Look on the roof for a 1 1/2" vent pipe.  It will probably be covered by a plastic T cover, and there should be two of them.  One is for the black tank, the other for the grey tank.

Make sure the cover hasn't compressed down so it's blocking the airflow out of the vent pipe.  Or that debris has plugged the vent pipe.

The water pump should be fairly close to the fresh water tank - this tank is mounted above the floor, either hidden in a cabinet or underneath something like the bed or a sofa.  It will be immediately adjacent to the gravity fill port on the outside of the RV.

There isn't an external valve to keep city water from filling the fresh water tank - the pump has diaphragm valves in each of it's pumping cylinders that's supposed to do this.

There may be a manual shutoff valve that bypasses pressurized water from the output side of the pump to the inlet.  This is so you can turn it on and let pressurized city water bypass the pump and fill the tank.  If this valve is left open or is not sealing closed properly city water will fill the tank.
 
Both the black and gray tanks should have vent pipes out the roof.  Other odor traps are new to me!

The fresh water may well have a valve to divert flow to fill the fresh tank.  If it is leaking, replacements are available.  Other options are to replace the valve with a straight hose fitting, and adding a female hose fitting to the tank fill - with a shut off!

In most campers, water can come from the fresh water pump, to the pump to a TEE  or from the shore water hose to this same TEE  which then feeds the camper.  Follow the water line to the tee, then back to the water pump.

One other approach is to turn the pump ON and follow your ears to the pump.
 
To find the pump, shut off the shore power water supply, then open a faucet to bleed off the pressure. Then turn the pump on and listen for it running. Then just follow the sound. It won't hurt to run the pump while it's dry.
 
All,

Thank you for the feedback.  The valve in the existing pump is not working and allows utility water to fill up my clean tank.  I really do not use the RV water except to wash hands, flush toilets and rinse/wash stuff.  We bring our own drinking water.  When we camp and the tank fills, I have to go around and open the drain valves before I get on the road to shed the extra weight.  I want to add a manual valve going between the clean tank and the pump to keep water from back filling.

Lou Schneider said:
The water pump should be fairly close to the fresh water tank - this tank is mounted above the floor, either hidden in a cabinet or underneath something like the bed or a sofa.  It will be immediately adjacent to the gravity fill port on the outside of the RV.

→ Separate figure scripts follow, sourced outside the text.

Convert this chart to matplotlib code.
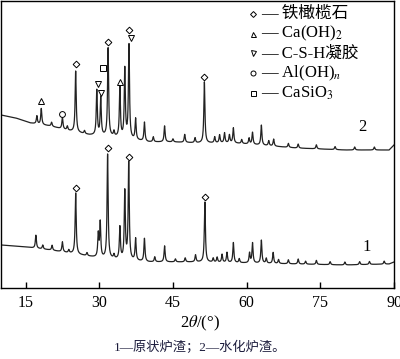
#!/usr/bin/env python
# XRD patterns of raw slag (1) and hydrated slag (2)

import numpy as np
import matplotlib
matplotlib.use("Agg")
import matplotlib.pyplot as plt

plt.rcParams['font.family'] = ['Liberation Serif', 'Noto Sans CJK SC']
plt.rcParams['mathtext.fontset'] = 'stix'

# baselines (2theta, intensity in arbitrary units)
base1_x = [10, 15, 20, 25, 30, 40, 50, 60, 70, 80, 89, 90]
base1_y = [43, 41, 38, 34, 30, 26, 26, 25, 24, 23, 24, 26]
base2_x = [10, 13, 16, 20, 24, 28, 33, 40, 45, 50, 57, 60, 70, 80, 89, 90]
base2_y = [173, 170, 165, 162, 157, 153, 151, 146, 146, 145, 145, 144, 140, 138, 138, 143]

# peaks of pattern 1: position, height above baseline
peaks1_pos = [17.1, 18.5, 20.4, 22.5, 23.8, 25.2, 27.5, 29.8, 30.2, 31.7, 33.0, 34.2,
              35.2, 36.0, 37.4, 39.2, 41.3, 43.3, 45.5, 47.5, 49.6, 51.5, 53.2, 54.0,
              55.0, 56.0, 57.3, 58.5, 60.6, 61.2, 63.0, 64.0, 65.4, 66.5, 68.5, 70.5,
              72.0, 74.2, 77.0, 80.0, 83.0, 85.0, 88.0]
peaks1_h = [13, 4, 5, 10, 3, 61, 3, 23, 35, 104, 4, 32,
            68, 97, 22, 23, 5, 16, 3, 4, 7, 60, 4, 5,
            8, 10, 20, 4, 10, 20, 23, 5, 11, 4, 4, 5,
            3, 4, 3, 3, 3, 3, 3]

# peaks of pattern 2
peaks2_pos = [17.3, 18.2, 20.3, 22.5, 23.5, 25.2, 27.0, 29.5, 30.3, 31.8, 33.0, 34.2,
              35.2, 36.05, 37.4, 39.2, 41.0, 43.3, 45.0, 47.4, 49.5, 51.4, 53.5, 54.5,
              55.5, 56.5, 57.3, 59.0, 60.5, 61.2, 63.0, 64.5, 65.5, 68.5, 70.5, 74.2,
              78.0, 82.0, 86.0]
peaks2_h = [8, 16, 4, 12, 4, 61, 3, 45, 38, 88, 5, 50,
            69, 94, 21, 19, 5, 16, 3, 8, 5, 61, 6, 8,
            10, 8, 15, 4, 6, 12, 20, 5, 7, 4, 4, 4,
            3, 3, 3]
peaks_w = 0.13

# phase markers on pattern 2: (symbol, 2theta, height)
marks2_sym = ['^', 'o', 'D', 'v', 'v', 's', 'D', '^', 'D', 'v', 'D']
marks2_x = [18.2, 22.5, 25.2, 29.7, 30.4, 30.7, 31.8, 34.2, 36.05, 36.4, 51.4]
marks2_y = [187, 174, 224, 204, 195, 220, 246, 206, 258, 250, 211]
# phase markers on pattern 1
marks1_x = [25.2, 31.7, 36.05, 51.5]
marks1_y = [100, 140, 131, 91]

legend_sym = ['D', '^', 'v', 'o', 's']
legend_lab = ['— 铁橄榄石', '— Ca(OH)$_2$', '— C-S-H凝胶', '— Al(OH)$_n$', '— CaSiO$_3$']

xticks = [15, 30, 45, 60, 75, 90]


def pattern(x, bx, by, pos, h):
    y = np.interp(x, bx, by)
    for p, a in zip(pos, h):
        y = y + a / (1 + ((x - p) / peaks_w) ** 2)
    return y


x = np.linspace(10, 90, 4001)
y1 = pattern(x, base1_x, base1_y, peaks1_pos, peaks1_h)
y2 = pattern(x, base2_x, base2_y, peaks2_pos, peaks2_h)

fig = plt.figure(figsize=(4.0, 3.59), dpi=100)
ax = fig.add_axes([1 / 400, 1 - 288 / 359, 393 / 400, 287 / 359])

ax.plot(x, y1, color="#222222", lw=0.9)
ax.plot(x, y2, color="#222222", lw=0.9)

mk = dict(mfc="white", mec="black", mew=0.7, ls="none")
for s, mx, my in zip(marks2_sym, marks2_x, marks2_y):
    ax.plot([mx], [my], marker=s, ms=3.4 if s == 'D' else 4.2, **mk)
ax.plot(marks1_x, marks1_y, marker='D', ms=3.4, **mk)

ax.text(83.5, 161, "2", fontsize=12, ha="center", va="center")
ax.text(84.5, 41, "1", fontsize=12, ha="center", va="center")

# legend drawn by hand: marker, dash and label per row
for i, (s, lab) in enumerate(zip(legend_sym, legend_lab)):
    yy = (288 - (14 + 19.7 * i)) / 287
    ax.plot([(253 - 1) / 393], [yy], marker=s, ms=3.0 if s == 'D' else 3.6,
            transform=ax.transAxes, clip_on=False, **mk)
    ax.text((261 - 1) / 393, yy, lab, fontsize=12, ha="left", va="center",
            transform=ax.transAxes)

ax.set_xlim(10, 90)
ax.set_ylim(0, 287)
ax.set_xticks(xticks)
ax.set_yticks([])
ax.tick_params(axis="x", direction="in", length=4.5, width=1, labelsize=11.5, pad=5)
for sp in ax.spines.values():
    sp.set_linewidth(1.0)

fig.text(0.5, 1 - 323 / 359, r"2$\theta$/(°)", fontsize=12, ha="center", va="center")
fig.text(0.5, 1 - 348 / 359, "1—原状炉渣；2—水化炉渣。", fontsize=9.5,
         ha="center", va="center", color="#1c1c3c")

fig.savefig("out.png", dpi=100)
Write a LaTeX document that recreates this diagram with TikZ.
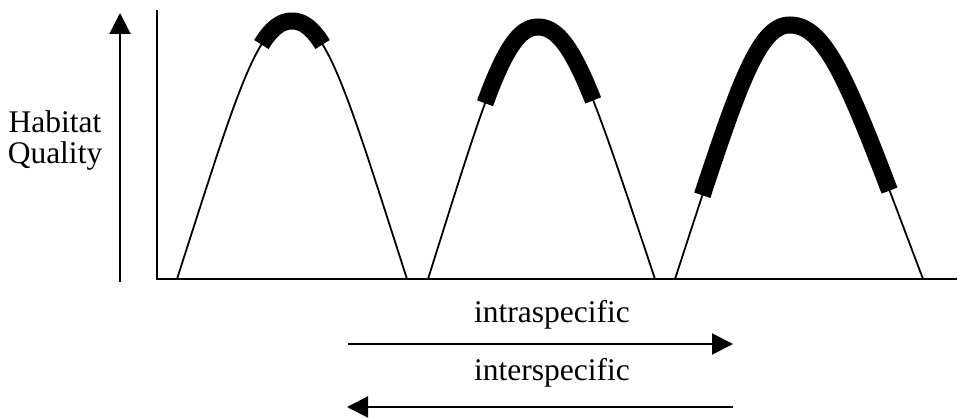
\documentclass[tikz,border=0pt]{standalone}
\usepackage{fontspec}
\setmainfont{Liberation Serif}
\usetikzlibrary{arrows.meta}
\newcommand{\bezpt}[4]{(1-\t)^3*#1+3*(1-\t)^2*\t*#2+3*(1-\t)*\t^2*#3+\t^3*#4}
\begin{document}
\begin{tikzpicture}[x=1pt,y=-1pt,
  axisline/.style={line width=2.4pt},
  curveline/.style={line width=1.8pt},
  thickseg/.style={line width=17pt,line cap=butt,line join=round},
  dirarrow/.style={line width=2pt,-{Triangle[length=21pt,width=21pt]}},
  lbl/.style={font=\fontsize{31.5}{32}\selectfont,anchor=base,inner sep=0pt}]
\useasboundingbox (0,0) rectangle (958,419);
% axes
\coordinate (origin) at (157,279);
\coordinate (ytop) at (157,10);
\coordinate (xend) at (957,279);
\draw[axisline] (ytop) -- (origin) -- (xend);
% quality arrow
\coordinate (qbot) at (120,282);
\coordinate (qtop) at (120,13);
\draw[dirarrow] (qbot) -- (qtop);
\node[lbl] (hab) at (55,133) {Habitat};
\node[lbl] (qual) at (55,164) {Quality};
% curve 1
\coordinate (c1a) at (177,279);
\coordinate (c1p) at (292,21);
\coordinate (c1b) at (407,279);
\draw[curveline] (c1a) .. controls (236.8,93.2) and (257.5,21) .. (c1p)
  .. controls (326.5,21) and (347.2,93.2) .. (c1b);
\draw[thickseg] plot[variable=\t,domain=0.68:1,samples=30,smooth]
   ({\bezpt{177}{236.8}{257.5}{292}},{\bezpt{279}{93.2}{21}{21}})
  -- plot[variable=\t,domain=0:0.32,samples=30,smooth]
   ({\bezpt{292}{326.5}{347.2}{407}},{\bezpt{21}{21}{93.2}{279}});
% curve 2
\coordinate (c2a) at (428,279);
\coordinate (c2p) at (538,27);
\coordinate (c2b) at (655,279);
\draw[curveline] (c2a) .. controls (485.2,97.6) and (505,27) .. (c2p)
  .. controls (573.1,27) and (594.2,97.6) .. (c2b);
\draw[thickseg] plot[variable=\t,domain=0.43:1,samples=30,smooth]
   ({\bezpt{428}{485.2}{505}{538}},{\bezpt{279}{97.6}{27}{27}})
  -- plot[variable=\t,domain=0:0.56,samples=30,smooth]
   ({\bezpt{538}{573.1}{594.2}{655}},{\bezpt{27}{27}{97.6}{279}});
% curve 3
\coordinate (c3a) at (675,279);
\coordinate (c3p) at (790,25);
\coordinate (c3b) at (923,279);
\draw[curveline] (c3a) .. controls (734.8,96.1) and (755.5,25) .. (c3p)
  .. controls (829.9,25) and (853.8,96.1) .. (c3b);
\draw[thickseg] plot[variable=\t,domain=0.17:1,samples=40,smooth]
   ({\bezpt{675}{734.8}{755.5}{790}},{\bezpt{279}{96.1}{25}{25}})
  -- plot[variable=\t,domain=0:0.82,samples=40,smooth]
   ({\bezpt{790}{829.9}{853.8}{923}},{\bezpt{25}{25}{96.1}{279}});
% bottom arrows
\node[lbl] (intra) at (552,323) {intraspecific};
\node[lbl] (inter) at (552,380) {interspecific};
\coordinate (a1s) at (348,344);
\coordinate (a1e) at (733,344);
\coordinate (a2s) at (733,407);
\coordinate (a2e) at (347,407);
\draw[dirarrow] (a1s) -- (a1e);
\draw[dirarrow] (a2s) -- (a2e);
\end{tikzpicture}
\end{document}
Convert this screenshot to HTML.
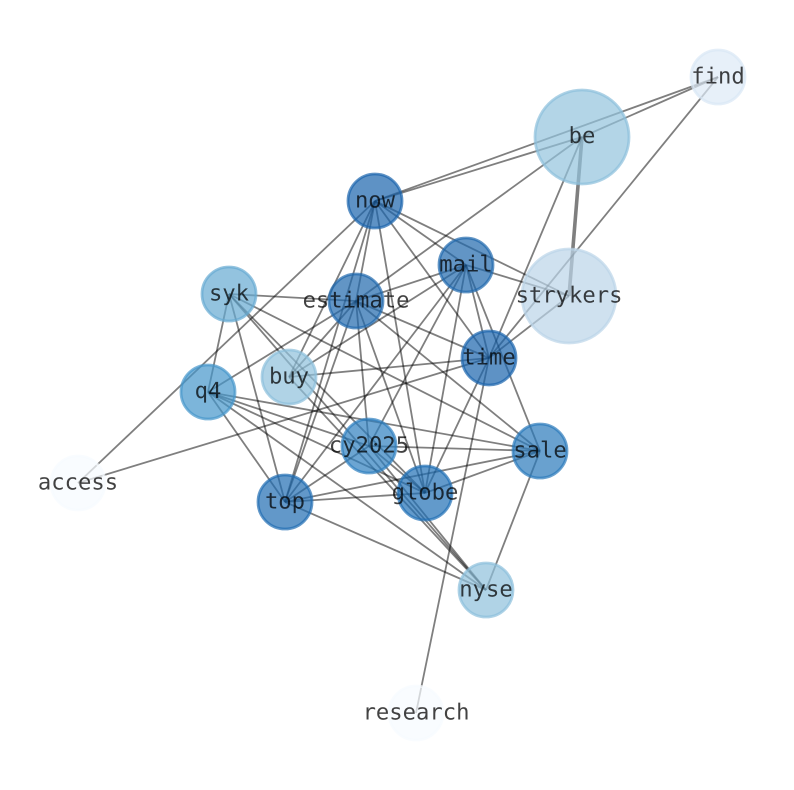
<!DOCTYPE html>
<html>
<head>
<meta charset="utf-8">
<style>
html,body{margin:0;padding:0;background:#fff;width:794px;height:790px;overflow:hidden}
svg{display:block}
text{font-family:"DejaVu Sans Mono","Liberation Mono",monospace;font-size:22.2px;text-anchor:middle;fill:#000;fill-opacity:.74;text-rendering:geometricPrecision}
line{stroke:#000;stroke-opacity:.5;stroke-width:1.8}
circle{stroke-width:2.8;fill-opacity:.7;stroke-opacity:.7}
</style>
</head>
<body>
<svg width="794" height="790" viewBox="0 0 794 790" xmlns="http://www.w3.org/2000/svg">
<g>
<line x1="582" y1="137" x2="718" y2="77"/>
<line x1="375" y1="201" x2="718" y2="77"/>
<line x1="375" y1="201" x2="582" y2="137"/>
<line x1="582" y1="137" x2="569" y2="296" style="stroke-width:3.6"/>
<line x1="582" y1="137" x2="356" y2="301"/>
<line x1="582" y1="137" x2="489" y2="358"/>
<line x1="718" y1="77" x2="489" y2="358"/>
<line x1="375" y1="201" x2="466" y2="265"/>
<line x1="375" y1="201" x2="569" y2="296"/>
<line x1="375" y1="201" x2="356" y2="301"/>
<line x1="375" y1="201" x2="289" y2="377"/>
<line x1="375" y1="201" x2="78" y2="483"/>
<line x1="375" y1="201" x2="285" y2="502"/>
<line x1="375" y1="201" x2="425" y2="493"/>
<line x1="375" y1="201" x2="489" y2="358"/>
<line x1="466" y1="265" x2="569" y2="296"/>
<line x1="466" y1="265" x2="356" y2="301"/>
<line x1="466" y1="265" x2="289" y2="377"/>
<line x1="466" y1="265" x2="489" y2="358"/>
<line x1="466" y1="265" x2="540" y2="451"/>
<line x1="466" y1="265" x2="425" y2="493"/>
<line x1="466" y1="265" x2="369" y2="446"/>
<line x1="466" y1="265" x2="285" y2="502"/>
<line x1="569" y1="296" x2="489" y2="358"/>
<line x1="229" y1="294" x2="356" y2="301"/>
<line x1="229" y1="294" x2="208" y2="392"/>
<line x1="229" y1="294" x2="285" y2="502"/>
<line x1="229" y1="294" x2="540" y2="451"/>
<line x1="229" y1="294" x2="425" y2="493"/>
<line x1="229" y1="294" x2="486" y2="590"/>
<line x1="356" y1="301" x2="489" y2="358"/>
<line x1="356" y1="301" x2="208" y2="392"/>
<line x1="356" y1="301" x2="289" y2="377"/>
<line x1="356" y1="301" x2="285" y2="502"/>
<line x1="356" y1="301" x2="369" y2="446"/>
<line x1="356" y1="301" x2="425" y2="493"/>
<line x1="356" y1="301" x2="540" y2="451"/>
<line x1="489" y1="358" x2="289" y2="377"/>
<line x1="489" y1="358" x2="78" y2="483"/>
<line x1="489" y1="358" x2="416" y2="713"/>
<line x1="489" y1="358" x2="425" y2="493"/>
<line x1="208" y1="392" x2="285" y2="502"/>
<line x1="208" y1="392" x2="369" y2="446"/>
<line x1="208" y1="392" x2="540" y2="451"/>
<line x1="208" y1="392" x2="425" y2="493"/>
<line x1="208" y1="392" x2="486" y2="590"/>
<line x1="289" y1="377" x2="486" y2="590"/>
<line x1="369" y1="446" x2="540" y2="451"/>
<line x1="369" y1="446" x2="285" y2="502"/>
<line x1="369" y1="446" x2="425" y2="493"/>
<line x1="369" y1="446" x2="486" y2="590"/>
<line x1="540" y1="451" x2="425" y2="493"/>
<line x1="540" y1="451" x2="285" y2="502"/>
<line x1="540" y1="451" x2="486" y2="590"/>
<line x1="285" y1="502" x2="425" y2="493"/>
<line x1="285" y1="502" x2="486" y2="590"/>
</g>
<g>
<circle cx="582" cy="137" r="47" fill="#93c3dd" stroke="#8bbfdb"/>
<circle cx="718" cy="77" r="27" fill="#dde9f6" stroke="#d8e7f5"/>
<circle cx="375" cy="201" r="27" fill="#1a64ac" stroke="#1a64ac"/>
<circle cx="466" cy="265" r="27" fill="#1f68ad" stroke="#1f68ad"/>
<circle cx="569" cy="296" r="47" fill="#bad4e8" stroke="#bad4e8"/>
<circle cx="229" cy="294" r="27" fill="#65a9d1" stroke="#65a9d1"/>
<circle cx="356" cy="301" r="27" fill="#1f68ad" stroke="#1f68ad"/>
<circle cx="489" cy="358" r="27" fill="#1a64ac" stroke="#1a64ac"/>
<circle cx="289" cy="377" r="27" fill="#8fc1dc" stroke="#8bbfdb"/>
<circle cx="208" cy="392" r="27" fill="#4595ca" stroke="#4595ca"/>
<circle cx="369" cy="446" r="27" fill="#2d7fbf" stroke="#2d7fbf"/>
<circle cx="540" cy="451" r="27" fill="#2a79ba" stroke="#2a79ba"/>
<circle cx="78" cy="483" r="27" fill="#f7fbff" stroke="#f7fbff"/>
<circle cx="285" cy="502" r="27" fill="#1f6cb2" stroke="#1f6cb2"/>
<circle cx="425" cy="493" r="27" fill="#1f6fb5" stroke="#1f6fb5"/>
<circle cx="486" cy="590" r="27" fill="#8fc1dc" stroke="#8bbfdb"/>
<circle cx="416" cy="713" r="27" fill="#f7fbff" stroke="#f7fbff"/>
</g>
<g>
<text x="582" y="143">be</text>
<text x="718" y="83.5">find</text>
<text x="375" y="207.5">now</text>
<text x="466" y="271.5">mail</text>
<text x="569" y="302.5">strykers</text>
<text x="229" y="300.5">syk</text>
<text x="356" y="307.5">estimate</text>
<text x="489" y="364.5">time</text>
<text x="289" y="383.5">buy</text>
<text x="208" y="398">q4</text>
<text x="369" y="452.5">cy2025</text>
<text x="540" y="457.5">sale</text>
<text x="78" y="489.5">access</text>
<text x="285" y="508.5">top</text>
<text x="425" y="499.5">globe</text>
<text x="486" y="596.5">nyse</text>
<text x="416" y="719.5">research</text>
</g>
</svg>
</body>
</html>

Thanks.  This makes sense!  Before I started to use the leveling jacks, there were times where the drivers side of the bedroom would get water that would pool up next to the bed.  There is probably a leak in there somewhere.

Rene T said:
To find the pump, shut off the shore power water supply, then open a faucet to bleed off the pressure. Then turn the pump on and listen for it running. Then just follow the sound. It won't hurt to run the pump while it's dry.

Good suggestion.  I did not think about that!  Thanks!

 
It's perfectly OK to add a check valve in the hose between the pump and the tank.  You don't need a manual valve, though that's ok as well. However, a check valve is automatic, so nothing to forget to open or close.

The water line to the pump is probably 3/8" or 1/2" tubing.  Check valves in those sizes should be available wherever plumbing supplies are sold - it's a common and standard plumbing item. You will want a check valve designed to mate easily to the type of tubing or pipe you have.  You probably have polybutylene tubing in that vintage of RV, but check before you go shopping.
 
Gary RV_Wizard said:
It's perfectly OK to add a check valve in the hose between the pump and the tank.  You don't need a manual valve, though that's ok as well. However, a check valve is automatic, so nothing to forget to open or close.

The water line to the pump is probably 3/8" or 1/2" tubing.  Check valves in those sizes should be available wherever plumbing supplies are sold - it's a common and standard plumbing item. You will want a check valve designed to mate easily to the type of tubing or pipe you have.  You probably have polybutylene tubing in that vintage of RV, but check before you go shopping.

There is a check valve on the pump output to prevent this.  Clearly, it has failed.  Gary has provided the easy and permanent fix.